---------- SOURCE MATERIAL

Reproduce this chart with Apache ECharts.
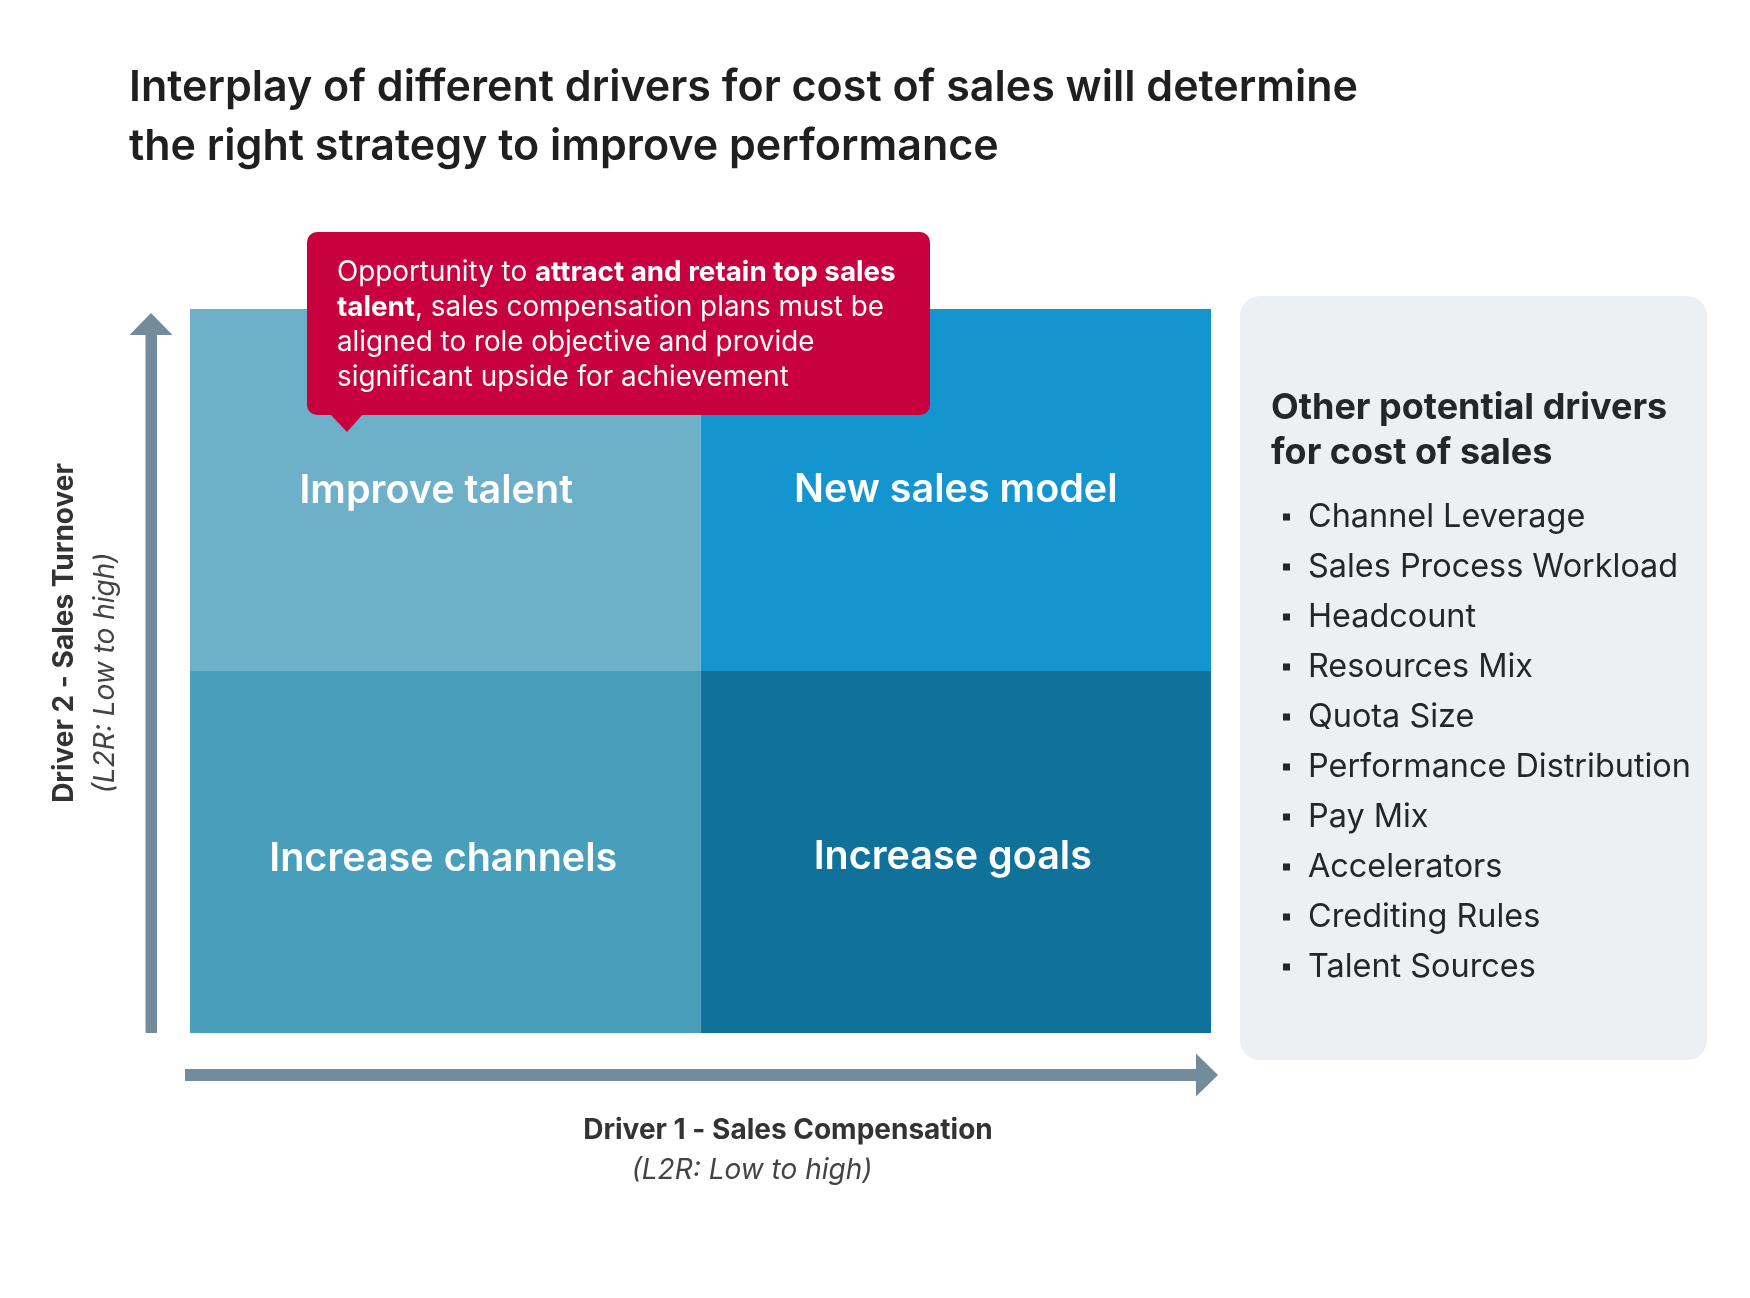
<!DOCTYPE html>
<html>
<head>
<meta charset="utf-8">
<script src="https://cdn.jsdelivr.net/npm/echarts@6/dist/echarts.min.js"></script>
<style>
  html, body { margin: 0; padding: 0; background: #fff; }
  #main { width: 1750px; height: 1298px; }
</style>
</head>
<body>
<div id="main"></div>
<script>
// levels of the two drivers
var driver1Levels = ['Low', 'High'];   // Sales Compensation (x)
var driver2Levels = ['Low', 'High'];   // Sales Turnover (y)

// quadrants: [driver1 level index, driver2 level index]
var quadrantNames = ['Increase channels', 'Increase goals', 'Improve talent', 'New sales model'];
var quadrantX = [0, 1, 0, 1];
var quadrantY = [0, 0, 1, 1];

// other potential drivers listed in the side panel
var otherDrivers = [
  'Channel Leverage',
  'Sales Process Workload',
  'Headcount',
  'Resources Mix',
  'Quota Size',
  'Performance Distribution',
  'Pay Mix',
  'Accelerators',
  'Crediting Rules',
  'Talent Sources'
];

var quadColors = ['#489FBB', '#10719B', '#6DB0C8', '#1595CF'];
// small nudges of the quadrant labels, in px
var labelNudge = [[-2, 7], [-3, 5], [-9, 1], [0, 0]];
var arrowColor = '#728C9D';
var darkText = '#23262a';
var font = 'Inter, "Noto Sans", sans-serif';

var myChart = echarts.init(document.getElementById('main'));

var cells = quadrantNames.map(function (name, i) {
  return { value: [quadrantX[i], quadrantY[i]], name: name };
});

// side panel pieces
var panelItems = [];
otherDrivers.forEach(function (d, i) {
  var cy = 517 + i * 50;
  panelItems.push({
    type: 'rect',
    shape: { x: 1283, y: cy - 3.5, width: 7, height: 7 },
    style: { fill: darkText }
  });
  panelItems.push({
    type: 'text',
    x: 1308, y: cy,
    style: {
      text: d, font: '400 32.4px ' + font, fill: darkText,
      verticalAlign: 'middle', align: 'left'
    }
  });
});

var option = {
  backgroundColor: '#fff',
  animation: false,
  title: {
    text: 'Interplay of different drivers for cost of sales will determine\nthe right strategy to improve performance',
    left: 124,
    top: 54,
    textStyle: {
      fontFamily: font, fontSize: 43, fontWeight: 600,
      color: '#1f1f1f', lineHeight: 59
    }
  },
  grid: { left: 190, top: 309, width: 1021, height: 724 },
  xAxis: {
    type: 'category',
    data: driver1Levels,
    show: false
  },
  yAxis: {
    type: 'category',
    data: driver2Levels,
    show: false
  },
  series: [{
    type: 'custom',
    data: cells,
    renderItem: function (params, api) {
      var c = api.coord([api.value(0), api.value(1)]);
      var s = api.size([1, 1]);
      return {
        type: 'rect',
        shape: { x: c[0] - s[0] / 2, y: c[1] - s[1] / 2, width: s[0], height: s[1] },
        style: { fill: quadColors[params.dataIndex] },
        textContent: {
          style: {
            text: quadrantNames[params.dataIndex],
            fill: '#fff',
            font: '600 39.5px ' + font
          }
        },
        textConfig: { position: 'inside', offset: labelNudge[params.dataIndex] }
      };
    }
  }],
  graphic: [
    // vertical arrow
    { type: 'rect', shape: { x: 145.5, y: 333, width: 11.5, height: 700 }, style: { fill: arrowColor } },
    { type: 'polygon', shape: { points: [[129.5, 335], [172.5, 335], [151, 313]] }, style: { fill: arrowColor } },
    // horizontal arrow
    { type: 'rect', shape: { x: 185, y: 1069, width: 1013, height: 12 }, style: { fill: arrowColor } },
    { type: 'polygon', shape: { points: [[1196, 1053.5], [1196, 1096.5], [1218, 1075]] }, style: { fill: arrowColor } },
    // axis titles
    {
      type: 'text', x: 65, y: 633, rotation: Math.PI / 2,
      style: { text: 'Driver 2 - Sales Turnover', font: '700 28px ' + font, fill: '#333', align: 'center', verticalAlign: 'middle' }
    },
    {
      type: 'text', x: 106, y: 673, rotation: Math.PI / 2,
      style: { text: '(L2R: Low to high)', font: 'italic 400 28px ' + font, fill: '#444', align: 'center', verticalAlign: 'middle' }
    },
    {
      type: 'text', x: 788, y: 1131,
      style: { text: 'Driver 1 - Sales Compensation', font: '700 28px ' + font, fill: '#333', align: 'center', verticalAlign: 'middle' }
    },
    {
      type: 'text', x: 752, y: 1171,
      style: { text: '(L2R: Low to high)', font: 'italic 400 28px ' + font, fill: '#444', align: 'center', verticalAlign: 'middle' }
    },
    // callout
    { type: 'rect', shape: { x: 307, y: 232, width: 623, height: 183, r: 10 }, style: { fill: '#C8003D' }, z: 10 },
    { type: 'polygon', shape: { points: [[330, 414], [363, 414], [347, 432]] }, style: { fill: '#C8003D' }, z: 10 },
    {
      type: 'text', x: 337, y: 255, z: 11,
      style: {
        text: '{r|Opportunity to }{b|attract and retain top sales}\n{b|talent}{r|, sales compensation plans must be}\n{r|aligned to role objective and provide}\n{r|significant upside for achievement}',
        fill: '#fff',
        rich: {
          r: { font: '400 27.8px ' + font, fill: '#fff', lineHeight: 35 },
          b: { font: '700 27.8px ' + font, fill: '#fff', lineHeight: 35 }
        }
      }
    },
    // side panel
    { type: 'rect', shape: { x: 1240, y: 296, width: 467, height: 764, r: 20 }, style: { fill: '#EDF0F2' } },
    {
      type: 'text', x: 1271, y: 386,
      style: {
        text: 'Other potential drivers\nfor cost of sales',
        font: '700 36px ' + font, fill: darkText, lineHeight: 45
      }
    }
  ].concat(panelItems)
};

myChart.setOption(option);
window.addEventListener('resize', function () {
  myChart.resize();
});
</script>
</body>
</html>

--------------------

_REQUIRED WORK_. With the pictures left out, restate word for word every line of the data above, from the first down to the line that contains "var quadrantY = [0, 0, 1, 1];".

_WRITTEN SOLUTION_.
Reproduce this chart with Apache ECharts.
<!DOCTYPE html>
<html>
<head>
<meta charset="utf-8">
<script src="https://cdn.jsdelivr.net/npm/echarts@6/dist/echarts.min.js"></script>
<style>
  html, body { margin: 0; padding: 0; background: #fff; }
  #main { width: 1750px; height: 1298px; }
</style>
</head>
<body>
<div id="main"></div>
<script>
// levels of the two drivers
var driver1Levels = ['Low', 'High'];   // Sales Compensation (x)
var driver2Levels = ['Low', 'High'];   // Sales Turnover (y)

// quadrants: [driver1 level index, driver2 level index]
var quadrantNames = ['Increase channels', 'Increase goals', 'Improve talent', 'New sales model'];
var quadrantX = [0, 1, 0, 1];
var quadrantY = [0, 0, 1, 1];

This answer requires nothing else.